I then happened to point out that the God of the Old Testament is/was a homicidal maniac and the biggest mass murderer of all time. With all respect, she took that quite well and explained that God works in mysterious ways. I tried using the argument that I work in mysterious ways at my last visit to the benefit’s office – it didn’t go down too well.

She said the Bible didn’t explain everything and I just needed “faith.”

Faith was indeed restored – when she buggered off, with me shouting “what about Dinosaurs?”. The T-Rex deserves better.

Here’s the thing: if 20 people believe in a magical being with superpowers and dietary restrictions, it’s called a cult. If 20 million believe it, it’s called a religion – and it receives massive tax breaks, political influence, and its own merch line. Blind faith and organised religions are just global corporate cults with better branding?

And another thing: (In the movies) God used to look like Charlton Heston. Now he’s Morgan Freeman. At this rate, he’ll be Ryan Reynolds by 2030.

 

For a different type of holy guidance, please visit the Church of the Flying Spaghetti Monster website, and for the love of meatballs, keep an open mind (it’s supposed to be a bit of a laugh), and please don’t take religion or faith so seriously that it fucks up your life.

Most importantly of all – keep those fucking evangelists off my doorstep before 10 a.m.
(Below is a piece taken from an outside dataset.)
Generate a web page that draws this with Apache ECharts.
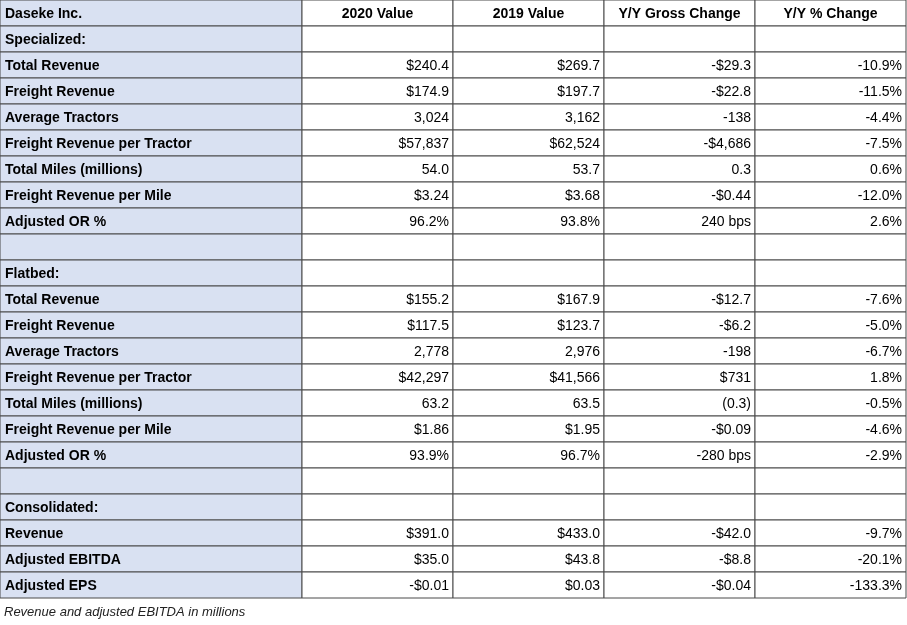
<!DOCTYPE html>
<html><head><meta charset="utf-8">
<script src="https://cdn.jsdelivr.net/npm/echarts@6/dist/echarts.min.js"></script>
<style>html,body{margin:0;padding:0;background:#fff}#c{width:907px;height:625px}</style>
</head><body><div id="c"></div>
<script>
const headers = ['Daseke Inc.', '2020 Value', '2019 Value', 'Y/Y Gross Change', 'Y/Y % Change'];
const rowLabels = ['Specialized:','Total Revenue','Freight Revenue','Average Tractors','Freight Revenue per Tractor','Total Miles (millions)','Freight Revenue per Mile','Adjusted OR %','',
 'Flatbed:','Total Revenue','Freight Revenue','Average Tractors','Freight Revenue per Tractor','Total Miles (millions)','Freight Revenue per Mile','Adjusted OR %','',
 'Consolidated:','Revenue','Adjusted EBITDA','Adjusted EPS'];
const value2020 = ['','$240.4','$174.9','3,024','$57,837','54.0','$3.24','96.2%','','','$155.2','$117.5','2,778','$42,297','63.2','$1.86','93.9%','','','$391.0','$35.0','-$0.01'];
const value2019 = ['','$269.7','$197.7','3,162','$62,524','53.7','$3.68','93.8%','','','$167.9','$123.7','2,976','$41,566','63.5','$1.95','96.7%','','','$433.0','$43.8','$0.03'];
const grossChange = ['','-$29.3','-$22.8','-138','-$4,686','0.3','-$0.44','240 bps','','','-$12.7','-$6.2','-198','$731','(0.3)','-$0.09','-280 bps','','','-$42.0','-$8.8','-$0.04'];
const pctChange = ['','-10.9%','-11.5%','-4.4%','-7.5%','0.6%','-12.0%','2.6%','','','-7.6%','-5.0%','-6.7%','1.8%','-0.5%','-4.6%','-2.9%','','','-9.7%','-20.1%','-133.3%'];
const caption = 'Revenue and adjusted EBITDA in millions';

const rows = ['h'].concat(rowLabels.map((_, i) => 'r' + i));
const cols = ['a','b','c','d','e','f'];
const data = [];
headers.forEach((h, i) => data.push([i === 0 ? 0 : i + 1, 0, h, 'head']));
rowLabels.forEach((l, r) => {
  data.push([0, r + 1, l, 'label']);
  [value2020, value2019, grossChange, pctChange].forEach((arr, k) => data.push([k + 2, r + 1, arr[r], 'val']));
});
const chart = echarts.init(document.getElementById('c'));
chart.setOption({
  animation: false,
  grid: {left: 0, right: 1, top: 0, height: 598},
  xAxis: {type: 'category', data: cols, show: false},
  yAxis: {type: 'category', data: rows, inverse: true, show: false},
  graphic: [{type: 'text', left: 4, top: 606, style: {text: caption, font: 'italic 13px "Liberation Sans"', fill: '#222'}}],
  series: [{
    type: 'custom',
    data: data,
    renderItem: function (params, api) {
      const c = api.value(0), r = api.value(1), kind = data[params.dataIndex][3], txt = data[params.dataIndex][2];
      const bw = api.size([1, 1]);
      const p = api.coord([c, r]);
      let x0 = p[0] - bw[0] / 2, w = bw[0];
      if (c === 0) w = bw[0] * 2;
      const y0 = p[1] - bw[1] / 2, h = bw[1];
      const blue = (c === 0);
      const children = [{type: 'rect', shape: {x: x0, y: y0, width: w, height: h},
        style: {fill: blue ? '#D9E1F2' : '#fff', stroke: '#4a4a4a', lineWidth: 1}}];
      let tx, align;
      if (kind === 'head') { if (c === 0) { tx = x0 + 5; align = 'left'; } else { tx = x0 + w / 2; align = 'center'; } }
      else if (kind === 'label') { tx = x0 + 5; align = 'left'; }
      else { tx = x0 + w - 4; align = 'right'; }
      children.push({type: 'text', style: {x: tx, y: y0 + h / 2 + 1, text: txt, align: align, verticalAlign: 'middle',
        font: ((kind === 'val') ? '' : 'bold ') + '14px "Liberation Sans"', fill: '#000'}});
      return {type: 'group', children: children};
    }
  }]
});
</script></body></html>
AMEN to the Moose Almighty!

4 responses

  1. Bloody brilliant, another door-knocking tale. As if Jehovah’s Witnesses weren’t enough, now we’ve got bloggers at it too. Can’t a man sip tea in peace?
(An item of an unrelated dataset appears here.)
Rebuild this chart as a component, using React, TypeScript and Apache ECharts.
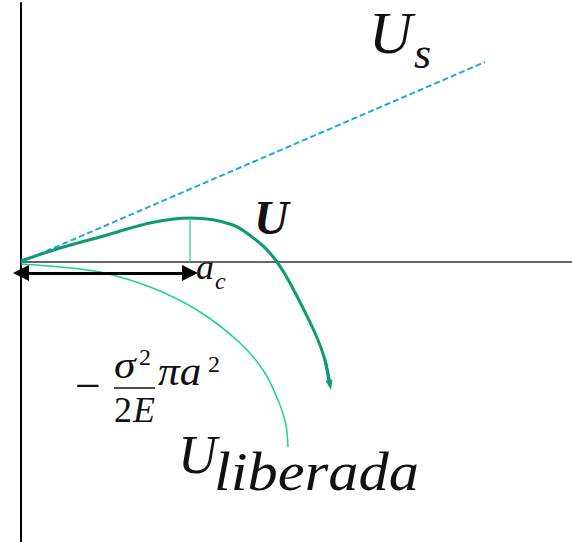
import React, { useEffect, useRef } from "react";
import * as echarts from "echarts";

// Energy of a Griffith crack versus crack length a (arbitrary units).
// x: crack length, y: energy (positive up).
const surfaceEnergy: number[][] = [
  [0, 0],
  [464, 200],
];

const totalEnergy: number[][] = [
  [0, 1],
  [39, 14],
  [79, 25],
  [129, 39],
  [169, 44],
  [212, 37],
  [241, 17],
  [256, 0],
  [269, -21],
  [294, -71],
  [304, -98],
  [309, -123],
];

const releasedEnergy: number[][] = [
  [0, -2],
  [39, -5],
  [79, -10],
  [129, -25],
  [176, -48],
  [219, -81],
  [244, -111],
  [259, -143],
  [265, -163],
  [267, -185],
];

// Critical crack length a_c (peak of U)
const criticalLength = 169;
const criticalEnergy = 44;
const arrowLevel = -11;

const BLUE = "#1ea6e6";
const DARK_GREEN = "#0e9a72";
const LIGHT_GREEN = "#1fcf9c";
const SERIF = "'Liberation Serif', 'DejaVu Serif', serif";

function label(
  text: string,
  x: number,
  y: number,
  size: number,
  opts: { italic?: boolean; bold?: boolean; scaleX?: number } = {}
) {
  const font = `${opts.italic === false ? "normal" : "italic"} ${
    opts.bold ? "bold" : "normal"
  } ${size}px ${SERIF}`;
  return {
    type: "text",
    x,
    y,
    scaleX: opts.scaleX ?? 1,
    silent: true,
    style: {
      text,
      x: 0,
      y: 0,
      font,
      fill: "#111",
      align: "left",
      verticalAlign: "middle",
      textAlign: "left",
      textVerticalAlign: "middle",
    },
  };
}

export default function App() {
  const ref = useRef<HTMLDivElement>(null);

  useEffect(() => {
    if (!ref.current) return;
    const chart = echarts.init(ref.current, null, { renderer: "svg" });
    chart.setOption({
      animation: false,
      backgroundColor: "#fff",
      grid: { left: 21, right: 0, top: 3, bottom: 0 },
      xAxis: {
        type: "value",
        min: 0,
        max: 551,
        axisLine: { show: true, onZero: true, lineStyle: { color: "#333", width: 1.5 } },
        axisTick: { show: false },
        axisLabel: { show: false },
        splitLine: { show: false },
      },
      yAxis: {
        type: "value",
        min: -280,
        max: 259,
        axisLine: { show: true, onZero: true, lineStyle: { color: "#000", width: 2 } },
        axisTick: { show: false },
        axisLabel: { show: false },
        splitLine: { show: false },
      },
      series: [
        {
          name: "Us",
          type: "line",
          data: surfaceEnergy,
          showSymbol: false,
          lineStyle: { color: BLUE, width: 2, type: [6, 3] },
        },
        {
          name: "Uliberada",
          type: "line",
          data: releasedEnergy,
          smooth: 0.3,
          showSymbol: false,
          lineStyle: { color: LIGHT_GREEN, width: 1.5 },
        },
        {
          name: "U",
          type: "line",
          data: totalEnergy,
          smooth: 0.3,
          showSymbol: false,
          lineStyle: { color: DARK_GREEN, width: 3 },
          markLine: {
            silent: true,
            symbol: ["none", "triangle"],
            symbolSize: [7, 10],
            label: { show: false },
            lineStyle: { color: DARK_GREEN, width: 3, type: "solid" },
            data: [
              [
                { coord: totalEnergy[totalEnergy.length - 2] },
                { coord: totalEnergy[totalEnergy.length - 1] },
              ],
            ],
          },
        },
        {
          name: "ac",
          type: "line",
          data: [
            [criticalLength, 0],
            [criticalLength, criticalEnergy],
          ],
          showSymbol: false,
          lineStyle: { color: LIGHT_GREEN, width: 1.2 },
          markLine: {
            silent: true,
            symbol: ["triangle", "triangle"],
            symbolSize: [16, 16],
            label: { show: false },
            lineStyle: { color: "#000", width: 3, type: "solid" },
            data: [
              [
                { coord: [0, arrowLevel] },
                { coord: [criticalLength, arrowLevel] },
              ],
            ],
          },
        },
      ],
      graphic: [
        // U_s
        label("U", 369, 33, 60),
        label("s", 414, 53, 44),
        // U
        label("U", 254, 217, 48, { bold: true }),
        // a_c
        label("a", 196, 267, 36),
        label("c", 215, 281, 24),
        // -σ²/(2E) πa²
        label("\u2212", 75, 385, 46, { italic: false }),
        label("σ", 114, 365, 38, { scaleX: 1.15 }),
        label("2", 139, 357, 24, { italic: false }),
        {
          type: "line",
          silent: true,
          shape: { x1: 114, y1: 388, x2: 155, y2: 388 },
          style: { stroke: "#111", lineWidth: 1.5 },
        },
        label("2", 114, 410, 36, { italic: false }),
        label("E", 133, 410, 36),
        label("πa", 158, 372, 40, { scaleX: 1.08 }),
        label("2", 208, 364, 24, { italic: false }),
        // U_liberada
        label("U", 178, 455, 54),
        label("liberada", 214, 472, 54, { scaleX: 1.12 }),
      ],
    });
    return () => chart.dispose();
  }, []);

  return (
    <div
      ref={ref}
      style={{ position: "fixed", left: 0, top: 0, width: 572, height: 542 }}
    />
  );
}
    1. The horror! Bloggers and tea interruptions – truly, we’re living in end times. Fear not, our kettles shall outlast the onslaught.

  2. Another knock at the door? Probably the same bloke who promised Brexit would be a breeze. Hope you didn’t lend him your lawnmower.

  3. I hear a knock at my door! Hold on, let me pop the kettle on for the impending existential crisis of door-to-door politicians. Same thing, really – all preaching a croc of shite!